The online gif database that introduced us to internet classics such as James Van Der Beek is Crying, Deal With It Cat, and Obama Mic Drop is launching a new film festival to showcase the medium’s narrative potential. Open to all filmmakers, artists, designers, and restless minds residing in the US, The GIPHY Film Fest will highlight loopable “micro films” that take less time to watch than reading this sentence.
The premise of the festival is ballsy. “GIPHY believes that micro-films up to 18 seconds are just as compelling, entertaining, creative, and professional-grade as any other film entering world-famous film festivals,” the press pitch reads.
“Within 18 seconds or 6 seconds you can have a full horror movie, a romantic comedy or a melodrama,” GIPHY spokesperson Tiffany Vazquez told Quartz, adding that, “The first films ever made were microfilms, and they didn’t have sound.”
It’s true that early silent films were very short. And like gifs, they featured only one scene. The oldest surviving footage made by a film camera—Roundhay Garden Scene by inventor Louis Le Price in 1888—lasts for 2.11 seconds. Arrival of a Train at La Ciotat by the Lumière Brothers screened in 1896 was 50 seconds long
Gif makers have also chopped up many Charlie Chaplin films. The Murphy bed gag in his 34-minute film One A.M. makes for the perfect endless looping clip.
But can we really get the same emotional satisfaction as we do with an hours-long film from one scene without narrative arc? How do we get to the climax of the plot without the exposition or the denouement? Saying a gif is comparable to a feature film is like saying a good tweet is comparable to a novel.
“I do think it’s interesting that I’m reading more tweets than I am reading novels these days,” says Vazquez, who doesn’t contest the analogy. “We are at this point when we’re inundated with content. Taking the short forms of these things and ingesting them … that’s just how we’re living these days.”
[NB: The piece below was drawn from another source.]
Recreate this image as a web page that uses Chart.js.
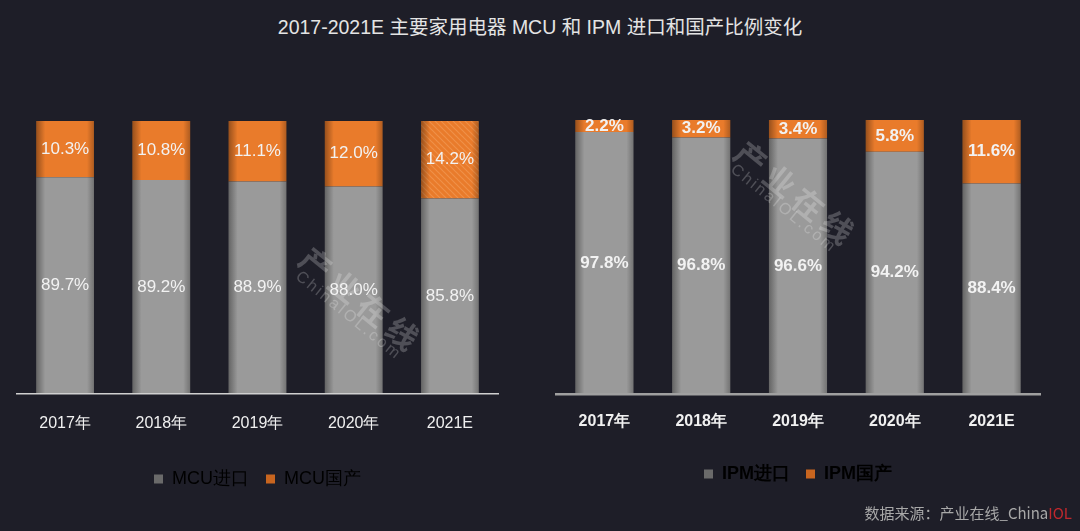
<!DOCTYPE html>
<html>
<head>
<meta charset="utf-8">
<script src="https://cdn.jsdelivr.net/npm/chart.js@4.4.1/dist/chart.umd.min.js"></script>
<style>
  html, body { margin: 0; padding: 0; }
  body { width: 1080px; height: 531px; background: #1e1e28; position: relative; overflow: hidden;
         font-family: "Liberation Sans", "Noto Sans CJK SC", sans-serif; }
  #title { position: absolute; top: 11px; left: 0; width: 1080px; text-align: center;
           color: #e4e4e4; font-size: 19.5px; }
  .box { position: absolute; top: 100px; }
  #left { left: 0; width: 515px; height: 404px; }
  #right { left: 540px; width: 520px; height: 403px; }
  #source { position: absolute; right: 8px; top: 502px; color: #a8a8a8; font-size: 15px;
            font-family: "Noto Sans CJK SC", sans-serif; }
  #source span { color: #c0282d; }
  .mark { position: absolute; color: rgba(255,255,255,0.22); transform-origin: 0 50%;
          transform: rotate(39deg); white-space: nowrap; pointer-events: none; }
  .mark.cn { font-family: "Noto Sans CJK SC", sans-serif; font-weight: bold; font-size: 31px;
             line-height: 31px; letter-spacing: 6px; }
  .mark.en { font-family: "Liberation Sans", sans-serif; font-size: 16px; line-height: 16px;
             letter-spacing: 2.4px; }
</style>
</head>
<body>
<div id="title">2017-2021E 主要家用电器 MCU 和 IPM 进口和国产比例变化</div>
<div class="box" id="left"><canvas id="mcuChart"></canvas></div>
<div class="box" id="right"><canvas id="ipmChart"></canvas></div>
<div class="mark cn" style="left:305px;top:237px">产业在线</div>
<div class="mark en" style="left:298px;top:266px">ChinaIOL.com</div>
<div class="mark cn" style="left:740px;top:131px">产业在线</div>
<div class="mark en" style="left:733px;top:159px">ChinaIOL.com</div>
<div id="source">数据来源：产业在线_China<span>IOL</span></div>

<script>
const mcuYears = ["2017年", "2018年", "2019年", "2020年", "2021E"];
const mcuImport = [89.7, 89.2, 88.9, 88.0, 85.8];
const mcuDomestic = [10.3, 10.8, 11.1, 12.0, 14.2];

const ipmYears = ["2017年", "2018年", "2019年", "2020年", "2021E"];
const ipmImport = [97.8, 96.8, 96.6, 94.2, 88.4];
const ipmDomestic = [2.2, 3.2, 3.4, 5.8, 11.6];

// the source chart's value axis runs from 50% to 100%
const axisMin = 50;
const axisMax = 100;

const GRAY = "#9a9a9a";
const ORANGE = "#e97b2b";

// hatched fill for the estimated year
function hatch() {
  const c = document.createElement("canvas");
  c.width = 6; c.height = 6;
  const g = c.getContext("2d");
  g.fillStyle = ORANGE;
  g.fillRect(0, 0, 6, 6);
  g.strokeStyle = "rgba(255,200,150,0.28)";
  g.lineWidth = 1.2;
  g.beginPath();
  g.moveTo(0, 0); g.lineTo(6, 6);
  g.moveTo(-3, 3); g.lineTo(3, 9);
  g.moveTo(3, -3); g.lineTo(9, 3);
  g.stroke();
  return g.createPattern(c, "repeat");
}

// edge shading + value labels drawn on top of the bars
const barDecor = {
  id: "barDecor",
  afterDatasetsDraw(chart, args, opts) {
    const ctx = chart.ctx;
    const area = chart.chartArea;
    ctx.save();
    ctx.beginPath();
    ctx.rect(area.left, area.top, area.right - area.left, area.bottom - area.top);
    ctx.clip();
    chart.data.datasets.forEach((ds, di) => {
      const meta = chart.getDatasetMeta(di);
      meta.data.forEach(bar => {
        const left = bar.x - bar.width / 2;
        const right = bar.x + bar.width / 2;
        const top = Math.min(bar.y, bar.base);
        const h = Math.abs(bar.base - bar.y);
        let g = ctx.createLinearGradient(left, 0, left + 9, 0);
        g.addColorStop(0, "rgba(0,0,0,0.35)");
        g.addColorStop(1, "rgba(0,0,0,0)");
        ctx.fillStyle = g;
        ctx.fillRect(left, top, 9, h);
        g = ctx.createLinearGradient(right - 7, 0, right, 0);
        g.addColorStop(0, "rgba(0,0,0,0)");
        g.addColorStop(1, "rgba(0,0,0,0.25)");
        ctx.fillStyle = g;
        ctx.fillRect(right - 7, top, 7, h);
      });
    });
    ctx.restore();

    chart.data.datasets.forEach((ds, di) => {
      const meta = chart.getDatasetMeta(di);
      meta.data.forEach((bar, i) => {
        const bottom = Math.min(bar.base, area.bottom);
        ctx.save();
        ctx.fillStyle = "#f2f2f2";
        ctx.font = opts.font;
        ctx.textAlign = "center";
        ctx.textBaseline = "middle";
        ctx.fillText(ds.data[i].toFixed(1) + "%", bar.x, (bar.y + bottom) / 2);
        ctx.restore();
      });
    });
  }
};

function makeChart(id, labels, imp, dom, names, bold, pad, tickPad, legendPad, hatchLast) {
  const weight = bold ? "bold" : "normal";
  const pattern = hatch();
  return new Chart(document.getElementById(id), {
    type: "bar",
    data: {
      labels,
      datasets: [
        { label: names[0], data: imp, backgroundColor: GRAY, legendColor: "#6a6a6a" },
        { label: names[1], data: dom, legendColor: "#c8651f",
          backgroundColor: ctx => (hatchLast && ctx.dataIndex === labels.length - 1) ? pattern : ORANGE }
      ]
    },
    options: {
      responsive: true,
      maintainAspectRatio: false,
      animation: false,
      layout: { padding: pad },
      datasets: { bar: { categoryPercentage: 0.6, barPercentage: 1, borderWidth: 0 } },
      scales: {
        x: {
          stacked: true,
          grid: { display: false, drawTicks: false },
          border: { display: true, color: bold ? "#a0a0a0" : "#d0d0d0", width: bold ? 2.5 : 1.5, z: 1 },
          ticks: { color: "#f0f0f0", padding: tickPad, font: { size: 16, weight } }
        },
        y: { stacked: true, min: axisMin, max: axisMax, display: false }
      },
      plugins: {
        legend: {
          position: "bottom",
          labels: {
            color: "#f0f0f0",
            boxWidth: 9,
            boxHeight: 9,
            padding: legendPad,
            font: { size: 18, weight },
            generateLabels: chart => chart.data.datasets.map((ds, i) => ({
              text: ds.label, fillStyle: ds.legendColor, strokeStyle: ds.legendColor,
              lineWidth: 0, datasetIndex: i
            }))
          }
        },
        tooltip: { enabled: false },
        barDecor: { font: weight + " 17px 'Liberation Sans', sans-serif" }
      }
    },
    plugins: [barDecor]
  });
}

makeChart("mcuChart", mcuYears, mcuImport, mcuDomestic, ["MCU进口", "MCU国产"], false,
  { left: 17, right: 17, top: 21, bottom: 6 }, 20, 17, true);
makeChart("ipmChart", ipmYears, ipmImport, ipmDomestic, ["IPM进口", "IPM国产"], true,
  { left: 16, right: 20, top: 20, bottom: 10 }, 18, 16, false);
</script>
</body>
</html>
“One of the biggest things to come out in recent years is Vine,” Vazquez explains, referring to the now-defunct app for making and sharing six-second-long looping video clips. “People were telling stories and entertaining themselves in six seconds. There’s really no reason why filmmakers can’t give us compelling, entertaining, profound art within that amount of time, too.”
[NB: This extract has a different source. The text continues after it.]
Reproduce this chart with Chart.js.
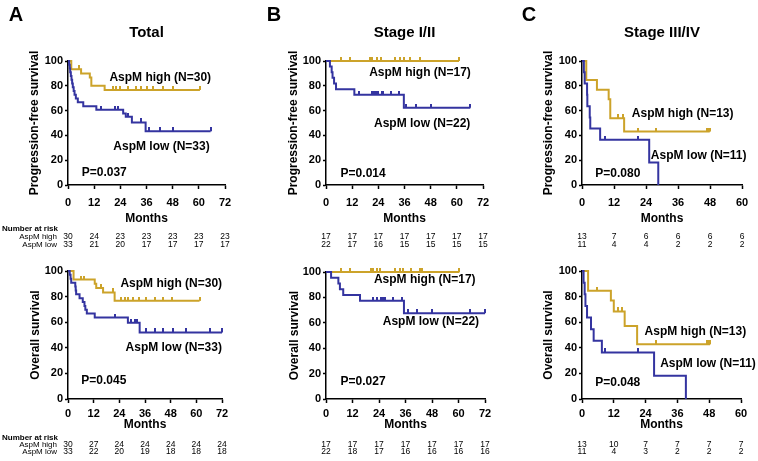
<!DOCTYPE html>
<html>
<head>
<meta charset="utf-8">
<script src="https://cdn.jsdelivr.net/npm/chart.js@4.4.1/dist/chart.umd.min.js"></script>
<style>
  body { margin: 0; background: #fff; width: 758px; height: 461px; overflow: hidden; position: relative; }
  canvas { position: absolute; }
</style>
</head>
<body>
<canvas id="pfsA" width="250" height="250" style="left:0;top:0"></canvas>
<canvas id="pfsB" width="255" height="250" style="left:250px;top:0"></canvas>
<canvas id="pfsC" width="253" height="250" style="left:505px;top:0"></canvas>
<canvas id="osA" width="250" height="211" style="left:0;top:250px"></canvas>
<canvas id="osB" width="255" height="211" style="left:250px;top:250px"></canvas>
<canvas id="osC" width="253" height="211" style="left:505px;top:250px"></canvas>
<script>
// tick labels
const monthTicks72 = [0, 12, 24, 36, 48, 60, 72];
const monthTicks60 = [0, 12, 24, 36, 48, 60];
const survTicks = [0, 20, 40, 60, 80, 100];

// Kaplan-Meier curves: [month, survival %] at each step
const pfsHighA = [[0, 100], [1.5, 93.3], [6, 90], [10, 86.7], [10.7, 80], [16.8, 76.7], [60.5, 76.7]];
const pfsLowA = [[0, 100], [0.5, 97], [0.8, 93.9], [1, 90.9], [1.3, 87.9], [1.6, 84.8], [1.9, 81.8], [2.2, 78.8], [2.6, 75.8], [3, 72.7], [3.6, 69.7], [4.5, 66.7], [7, 63.6], [13, 60.6], [25.3, 57.6], [26.5, 55], [29.3, 50.5], [35.6, 43.3], [65.4, 43.3]];
const osHighA = [[0, 100], [2.6, 93.3], [12.5, 90], [13.2, 86.7], [16.4, 83.3], [21.8, 76.7], [61.5, 76.7]];
const osLowA = [[0, 100], [0.8, 97], [1.2, 93.9], [1.5, 90.9], [3.4, 87.9], [3.6, 84.8], [3.8, 81.8], [5.4, 78.8], [6.9, 75.8], [7.7, 72.7], [8.1, 69.7], [8.8, 66.7], [12.5, 63.6], [28, 59.5], [33.5, 52], [72, 52]];

const pfsHighB = [[0, 100], [61, 100]];
const pfsLowB = [[0, 100], [1.8, 95.5], [2.6, 90.9], [3, 86.4], [3.7, 81.8], [4.6, 77.3], [13, 72.7], [35.7, 62.3], [66.2, 62.3]];
const osHighB = [[0, 100], [60.4, 100]];
const osLowB = [[0, 100], [2.3, 95.5], [5.6, 90.9], [6.3, 86.4], [7.8, 81.8], [15.4, 77.3], [35.3, 67.6], [72, 67.6]];

const pfsHighC = [[0, 100], [1.6, 84.6], [5.6, 76.9], [10, 69.2], [10.6, 53.8], [15.8, 43.1], [47.9, 43.1]];
const pfsLowC = [[0, 100], [0.7, 90.9], [1, 81.8], [1.9, 72.7], [2, 63.6], [2.9, 54.5], [3.1, 45.5], [6.8, 36.4], [25.2, 18.2], [28.6, 0]];
const osHighC = [[0, 100], [2.3, 84.6], [10.9, 76.9], [12, 68.4], [16.1, 57], [20.8, 42.7], [48.3, 42.7]];
const osLowC = [[0, 100], [0.6, 90.9], [1, 81.8], [1.3, 72.7], [1.9, 63.6], [3.4, 54.5], [4.4, 45.5], [7.5, 36.4], [27.2, 18.2], [39.2, 0]];

// censored times (months)
const pfsHighCensA = [5, 20.7, 22.2, 24, 27.6, 31.4, 33.7, 36, 39, 43.6, 48.2, 60.5];
const pfsLowCensA = [15.3, 21.4, 23, 27.3, 33.7, 37, 42, 48.2, 65.4];
const osHighCensA = [6.2, 7.3, 15.6, 21, 25, 26.5, 28, 30.4, 33, 36.6, 40.5, 44.4, 48.8, 61.5];
const osLowCensA = [21.8, 29.6, 31.2, 32.4, 36.6, 40.5, 44.4, 49, 55, 66.2, 72];
const pfsHighCensB = [6.7, 11, 20.4, 21.3, 23.2, 25, 31.5, 33.8, 35.7, 38.7, 43.3, 61];
const pfsLowCensB = [15.2, 20.9, 22, 22.9, 23.9, 25.5, 26.2, 30, 33.5, 36.9, 41.5, 48.3, 66.2];
const osHighCensB = [6.6, 10.9, 20.2, 21.1, 22.9, 24.5, 31.2, 33.4, 35, 38.3, 42.6, 43.3, 60.4];
const osLowCensB = [21.1, 22.9, 24.8, 25.7, 26.7, 30.5, 34.3, 37.3, 41.4, 47.8, 65.2, 72];
const pfsHighCensC = [13.6, 15.2, 20.9, 27.8, 46.7, 47.6, 47.9];
const pfsLowCensC = [8.5, 20.9];
const osHighCensC = [5.6, 13.5, 15.2, 28, 47, 47.8, 48.3];
const osLowCensC = [8.8, 21];

// number at risk
const pfsRiskHighA = [30, 24, 23, 23, 23, 23, 23];
const pfsRiskLowA = [33, 21, 20, 17, 17, 17, 17];
const osRiskHighA = [30, 27, 24, 24, 24, 24, 24];
const osRiskLowA = [33, 22, 20, 19, 18, 18, 18];
const pfsRiskHighB = [17, 17, 17, 17, 17, 17, 17];
const pfsRiskLowB = [22, 17, 16, 15, 15, 15, 15];
const osRiskHighB = [17, 17, 17, 17, 17, 17, 17];
const osRiskLowB = [22, 18, 17, 16, 16, 16, 16];
const pfsRiskHighC = [13, 7, 6, 6, 6, 6];
const pfsRiskLowC = [11, 4, 4, 2, 2, 2];
const osRiskHighC = [13, 10, 7, 7, 7, 7];
const osRiskLowC = [11, 4, 3, 2, 2, 2];

const FONT = '"Liberation Sans", Arial, Helvetica, sans-serif';
const GOLD = "rgb(204, 163, 42)";
const BLUE = "rgb(52, 52, 160)";

Chart.defaults.font.family = FONT;

function survAt(curve, t) {
  let v = curve[0][1];
  curve.forEach(function (p) { if (p[0] <= t) v = p[1]; });
  return v;
}

function tickMark(color) {
  const c = document.createElement("canvas");
  c.width = 2;
  c.height = 8;
  const g = c.getContext("2d");
  g.fillStyle = color;
  g.fillRect(0, 0, 2, 4);
  return c;
}

function kmText(p) {
  return {
    id: "kmText",
    afterDraw(chart) {
      const ctx = chart.ctx;
      const a = chart.chartArea;
      const xs = chart.scales.x;
      const ys = chart.scales.y;
      ctx.save();
      ctx.fillStyle = "#000";
      ctx.textBaseline = "middle";
      if (p.letter) {
        ctx.font = "bold 20px " + FONT;
        ctx.textAlign = "center";
        ctx.fillText(p.letter, p.letterX, 15);
      }
      if (p.title) {
        ctx.font = "bold 15px " + FONT;
        ctx.textAlign = "center";
        ctx.fillText(p.title, (a.left + a.right) / 2, 33);
      }
      ctx.font = "bold 12px " + FONT;
      ctx.textAlign = "left";
      p.notes.forEach(function (n) {
        ctx.fillText(n[0], xs.getPixelForValue(n[1]), ys.getPixelForValue(n[2]));
      });
      // number at risk table
      if (p.riskLabels) {
        ctx.font = "bold 8px " + FONT;
        ctx.textAlign = "left";
        ctx.fillText("Number at risk", 2, p.riskY[0]);
        ctx.font = "8px " + FONT;
        ctx.textAlign = "right";
        ctx.fillText("AspM high", 57, p.riskY[1]);
        ctx.fillText("AspM low", 57, p.riskY[2]);
      }
      ctx.font = "8.5px " + FONT;
      ctx.textAlign = "center";
      p.ticks.forEach(function (t, i) {
        const px = xs.getPixelForValue(t);
        ctx.fillText(String(p.riskHigh[i]), px, p.riskY[1]);
        ctx.fillText(String(p.riskLow[i]), px, p.riskY[2]);
      });
      ctx.restore();
    },
  };
}

function drawKM(id, p) {
  const canvas = document.getElementById(id);
  const ctx = canvas.getContext("2d");
  const toXY = function (curve) { return curve.map(function (d) { return { x: d[0], y: d[1] }; }); };
  const cens = function (curve, times) { return times.map(function (t) { return { x: t, y: survAt(curve, t) }; }); };
  const axisFont = { size: 11, weight: "bold" };
  const titleFont = { size: 12, weight: "bold" };

  new Chart(ctx, {
    type: "line",
    data: {
      datasets: [
        { data: cens(p.high, p.highCens), showLine: false, pointStyle: tickMark(GOLD), pointRadius: 3, clip: false },
        { data: cens(p.low, p.lowCens), showLine: false, pointStyle: tickMark(BLUE), pointRadius: 3, clip: false },
        { data: toXY(p.low), borderColor: BLUE, borderWidth: 2, stepped: true, pointRadius: 0, clip: false },
        { data: toXY(p.high), borderColor: GOLD, borderWidth: 2, stepped: true, pointRadius: 0, clip: false },
      ],
    },
    options: {
      responsive: false,
      animation: false,
      events: [],
      layout: {
        padding: {
          left: 0,
          top: p.area[1],
          right: canvas.width - p.area[2],
          bottom: canvas.height - p.area[3] - p.xHeight,
        },
      },
      plugins: { legend: { display: false }, tooltip: { enabled: false } },
      scales: {
        x: {
          type: "linear",
          min: 0,
          max: p.ticks[p.ticks.length - 1],
          afterBuildTicks(s) { s.ticks = p.ticks.map(function (v) { return { value: v }; }); },
          afterFit(s) { s.height = p.xHeight; },
          ticks: { font: axisFont, color: "#000", padding: p.xTickPad, maxRotation: 0, autoSkip: false },
          grid: { drawOnChartArea: false, tickLength: 4, tickColor: "#000", tickWidth: 1.5 },
          border: { color: "#000", width: 1.5 },
          title: { display: true, text: "Months", font: titleFont, color: "#000", padding: { top: 0, bottom: p.xTitlePad } },
        },
        y: {
          min: 0,
          max: 100,
          afterBuildTicks(s) { s.ticks = survTicks.map(function (v) { return { value: v }; }); },
          afterFit(s) { s.width = p.area[0]; },
          ticks: { font: axisFont, color: "#000", padding: 2 },
          grid: { drawOnChartArea: false, tickLength: 3, tickColor: "#000", tickWidth: 1.5 },
          border: { color: "#000", width: 1.5 },
          title: { display: true, text: p.yTitle, font: titleFont, color: "#000", padding: { top: p.yTitlePad, bottom: 0 } },
        },
      },
    },
    plugins: [kmText(p)],
  });
}

document.addEventListener("DOMContentLoaded", function () {
  const topRisk = [229, 237, 245];
  const botRisk = [188, 194.5, 202];

  drawKM("pfsA", {
    letter: "A", letterX: 16, title: "Total", yTitle: "Progression-free survival",
    area: [68, 61, 225, 185], xHeight: 45, xTickPad: 7, xTitlePad: 4.5, yTitlePad: 27.8,
    ticks: monthTicks72, high: pfsHighA, low: pfsLowA, highCens: pfsHighCensA, lowCens: pfsLowCensA,
    riskHigh: pfsRiskHighA, riskLow: pfsRiskLowA, riskLabels: true, riskY: topRisk,
    notes: [["AspM high (N=30)", 19, 86.5], ["AspM low (N=33)", 20.8, 30.9], ["P=0.037", 6.3, 9.7]],
  });
  drawKM("pfsB", {
    letter: "B", letterX: 24, title: "Stage I/II", yTitle: "Progression-free survival",
    area: [76, 61, 233, 185], xHeight: 45, xTickPad: 7, xTitlePad: 4.5, yTitlePad: 36.1,
    ticks: monthTicks72, high: pfsHighB, low: pfsLowB, highCens: pfsHighCensB, lowCens: pfsLowCensB,
    riskHigh: pfsRiskHighB, riskLow: pfsRiskLowB, riskLabels: false, riskY: topRisk,
    notes: [["AspM high (N=17)", 19.8, 90.6], ["AspM low (N=22)", 22, 49.2], ["P=0.014", 6.7, 9.4]],
  });
  drawKM("pfsC", {
    letter: "C", letterX: 24, title: "Stage III/IV", yTitle: "Progression-free survival",
    area: [77, 61, 237, 185], xHeight: 45, xTickPad: 7, xTitlePad: 4.5, yTitlePad: 36.1,
    ticks: monthTicks60, high: pfsHighC, low: pfsLowC, highCens: pfsHighCensC, lowCens: pfsLowCensC,
    riskHigh: pfsRiskHighC, riskLow: pfsRiskLowC, riskLabels: false, riskY: topRisk,
    notes: [["AspM high (N=13)", 18.7, 57.3], ["AspM low (N=11)", 25.8, 23.7], ["P=0.080", 5, 8.9]],
  });
  drawKM("osA", {
    yTitle: "Overall survival",
    area: [68, 21, 222, 149], xHeight: 36, xTickPad: 4, xTitlePad: 2.8, yTitlePad: 28.5,
    ticks: monthTicks72, high: osHighA, low: osLowA, highCens: osHighCensA, lowCens: osLowCensA,
    riskHigh: osRiskHighA, riskLow: osRiskLowA, riskLabels: true, riskY: botRisk,
    notes: [["AspM high (N=30)", 24.5, 90], ["AspM low (N=33)", 26.9, 40.4], ["P=0.045", 6.2, 14.5]],
  });
  drawKM("osB", {
    yTitle: "Overall survival",
    area: [76, 22, 235, 149], xHeight: 36, xTickPad: 4, xTitlePad: 2.8, yTitlePad: 37.8,
    ticks: monthTicks72, high: osHighB, low: osLowB, highCens: osHighCensB, lowCens: osLowCensB,
    riskHigh: osRiskHighB, riskLow: osRiskLowB, riskLabels: false, riskY: botRisk,
    notes: [["AspM high (N=17)", 21.7, 94], ["AspM low (N=22)", 25.7, 60.8], ["P=0.027", 6.6, 13.8]],
  });
  drawKM("osC", {
    yTitle: "Overall survival",
    area: [77, 21, 236, 149], xHeight: 36, xTickPad: 4, xTitlePad: 2.8, yTitlePad: 36.1,
    ticks: monthTicks60, high: osHighC, low: osLowC, highCens: osHighCensC, lowCens: osLowCensC,
    riskHigh: osRiskHighC, riskLow: osRiskLowC, riskLabels: false, riskY: botRisk,
    notes: [["AspM high (N=13)", 23.6, 52.6], ["AspM low (N=11)", 29.5, 27.2], ["P=0.048", 5, 13]],
  });
});
</script>
</body>
</html>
Vazquez points to a growing community of gif creators who are already testing the medium’s storytelling potential. For instance, Brooklyn-based designer Kyle Sauer produced Grandma BB, a “gif comic book” following the adventures of a”candid and lovable” Boca Raton retiree with a neck brace played by graphic designer/actress Brooke Bamford.
There are also some startlingly poignant original animations on GIPHY. Cape Town-based illustrator Kobie Nieuwoudt, for instance, captures the heartache of missing one’s beloved pet with Boston Terrier Phone Gif and the excruciating act of flirting via SMS with Girl Typing Gif.
Mexican graphic designer Analí Jaramillo has published charming vignettes with dynamic angles.
To put these gifs in the same category as traditionally produced films is debatable. But what launching the GIPHY Film Festival does well is spotlight the wealth of original content on the platform, beyond the usual reaction gifs that are clipped (stolen) from existing YouTube videos. All entries to the festival must be made with original material.
Vazquez says it’s part of GIPHY’s effort to spotlight original gif creators and artists. The company has partnered with Squarespace, a website-building and hosting service, to reach the design community. The Museum of Moving Image in Queens, New York is currently using the walls and ceilings of its elevators as gallery space for gif art.
Submissions to the festival will be evaluated by a panel that includes Rajendra Roy, MoMA’s chief film curator, and Alex Bodman, Spotify’s creative director. Finalists will be feted in a November 8 ceremony in New York City, and the winning micro-filmmaker will be awarded $10,000—a comparatively macro-sized prize, considering Academy Award winners get $0.